The configuration form has three tabs.

General tab

healthcheck_config_general

  • Name (required) — a unique name for this healthcheck.

  • Description — optional free-text description.

  • Workload (required) — select from existing workloads. The workload determines which clusters and filters are used for all rules.

    Note

    Changing the workload affects all rules in this healthcheck immediately. Workloads are shared and mutable — editing a workload impacts all healthchecks that reference it.

  • Schedule (cron) — when to run evaluations automatically. Uses the same cron fields as cluster ingestion (Minute, Hour, Day of Month, Day of Week, Month, Timezone).

  • Retention (days) — how long healthcheck evaluations are kept. Toggle on “Keep forever” if you do not want them to be automatically deleted.

Rules tab

healthcheck_config_rules

Lists the rules currently linked to this healthcheck.

  • Add rule — select a rule to link. Only published versions are available.

  • Version pinning — by default, the healthcheck always uses the latest published version of each rule (auto-upgrade). To lock to a specific version, pin it explicitly. Pinning is useful when you need reproducibility or want to control when upgrades happen.

  • Custom parameters — override the rule’s default parameter values for this healthcheck. Parameters not overridden inherit the rule’s published defaults.

  • Remove rule — unlinks the rule from this healthcheck (does not delete the rule).

Version strategy

Behavior

Latest (default, pin = null)

Always runs the most recently published version of the rule.

Pinned

Always runs the specific version selected, regardless of newer publications.

Notifications tab

healthcheck_config_notifications

  • Notification Enabled — master switch. When off, no notifications are sent regardless of other settings.

  • Minimum alert level — only send a notification if the overall alert level is at or above this threshold (OK, LOW, MEDIUM, HIGH, CRITICAL).

  • Notify on recovery — send a notification when the overall alert level decreases (i.e., the situation improves). Useful for confirming that an issue is resolved.

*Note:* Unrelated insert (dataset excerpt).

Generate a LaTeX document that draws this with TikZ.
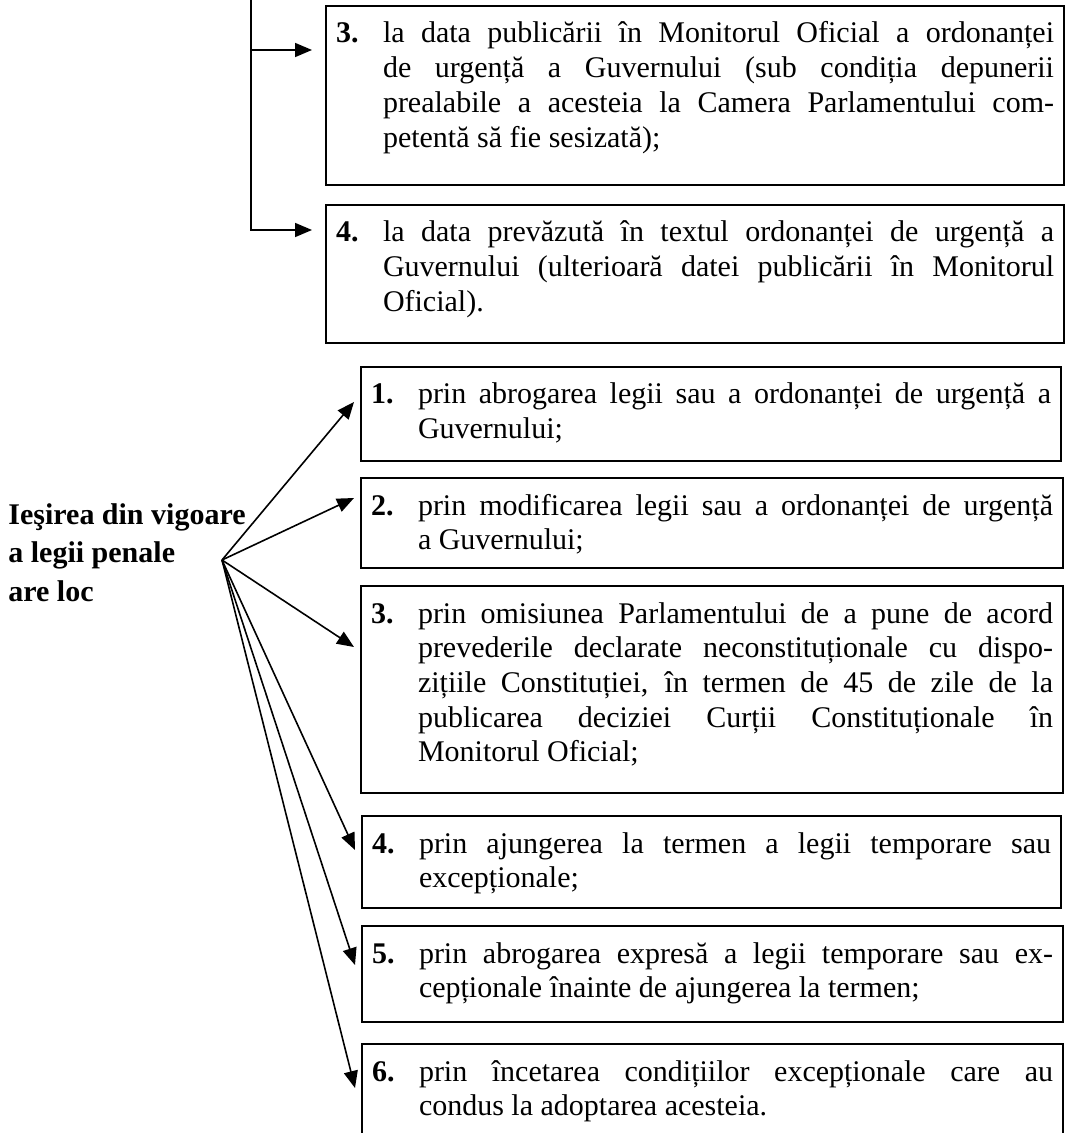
\documentclass[tikz,border=0pt]{standalone}
\usepackage{fontspec}
\setmainfont{Liberation Serif}
\usepackage{tikz}
\usetikzlibrary{arrows.meta}
\tolerance=10000
\hbadness=10000

% numbered text set in a box of fixed size: width, height, number, text
\newcommand{\entrytext}[4]{\parbox[c][#2][t]{#1}{\hangindent=23.5pt\hangafter=1\noindent\rule{0pt}{18.5pt}\makebox[23.5pt][l]{\textbf{#3}}#4}}

\begin{document}
\begin{tikzpicture}[x=0.5pt, y=0.5pt,
    entry/.style={draw, line width=1pt, anchor=north west, inner xsep=5pt, inner ysep=0pt, font=\fontsize{15}{17.35}\selectfont},
    arrow/.style={-{Triangle[length=8.5pt,width=7pt]}, line width=0.8pt}
]
\clip (0,0) rectangle (1068,-1133);

% Upper boxes
\node[entry] (a3) at (325,-5) {\entrytext{359pt}{89.5pt}{3.}{la data publicării în Monitorul Oficial a ordonanței\linebreak de urgență a Guvernului (sub condiția depunerii\linebreak prealabile a acesteia la Camera Parlamentului com-\linebreak petentă să fie sesizată);}};
\node[entry] (a4) at (325,-204) {\entrytext{359pt}{69pt}{4.}{la data prevăzută în textul ordonanței de urgență a\linebreak Guvernului (ulterioară datei publicării în Monitorul\linebreak Oficial).}};

% Label
\node[anchor=north west, align=left, inner sep=0pt, font=\fontsize{15}{19.25}\selectfont\bfseries] (exit) at (8,-503) {Ieşirea din vigoare\\a legii penale\\are loc};
\coordinate (fan) at (222,-560);

% Lower boxes
\node[entry] (b1) at (360,-366) {\entrytext{340pt}{47pt}{1.}{prin abrogarea legii sau a ordonanței de urgență a\linebreak Guvernului;}};
\node[entry] (b2) at (360,-477) {\entrytext{341pt}{45pt}{2.}{prin modificarea legii sau a ordonanței de urgență\linebreak a Guvernului;}};
\node[entry] (b3) at (360,-585) {\entrytext{341pt}{103.5pt}{3.}{prin omisiunea Parlamentului de a pune de acord\linebreak prevederile declarate neconstituționale cu dispo-\linebreak zițiile Constituției, în termen de 45 de zile de la\linebreak publicarea deciziei Curții Constituționale în\linebreak Monitorul Oficial;}};
\node[entry] (b4) at (361,-815) {\entrytext{339.5pt}{46pt}{4.}{prin ajungerea la termen a legii temporare sau\linebreak excepționale;}};
\node[entry] (b5) at (361,-925) {\entrytext{340.5pt}{48pt}{5.}{prin abrogarea expresă a legii temporare sau ex-\linebreak cepționale înainte de ajungerea la termen;}};
\node[entry] (b6) at (361,-1043) {\entrytext{340.5pt}{63.5pt}{6.}{prin încetarea condițiilor excepționale care au\linebreak condus la adoptarea acesteia.}};

% Upper arrows
\coordinate (trunk) at (251,20);
\coordinate (a3in) at ([shift={(-6.5pt,-22.5pt)}]a3.north west);
\coordinate (a4in) at ([shift={(-6.5pt,-13pt)}]a4.north west);
\draw[arrow] (trunk) |- (a4in);
\draw[arrow] (trunk |- a3in) -- (a3in);

% Lower arrows
\foreach \b/\dy in {b1/18, b2/10.5, b3/31, b4/17.5, b5/20, b6/22.5}
  \draw[arrow] (fan) -- ([shift={(-3pt,-\dy pt)}]\b.north west);

\end{tikzpicture}
\end{document}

  • Notification profiles — select one or more notification profiles to deliver alerts to. All channels in all selected profiles receive the notification.

Notifications are triggered when:

  1. Notifications are enabled and

  2. the overall alert level is at or above the minimum threshold or the level decreased and “notify on recovery” is enabled.

Evaluation history

evaluation_history

The evaluation history page for a healthcheck shows:

  • Each evaluation’s timestamp, overall alert level, and execution time.

  • Whether the alert level changed compared to the previous evaluation.

  • Per-rule breakdowns: which version ran, the effective parameters, execution time, and any error.

  • Individual alerts: level, title, description, reason, and metadata.

Note

History is kept according to the healthcheck’s retention setting. Activate “Keep forever” to keep evaluations indefinitely. Otherwise, evaluations older than the configured number of days are deleted automatically.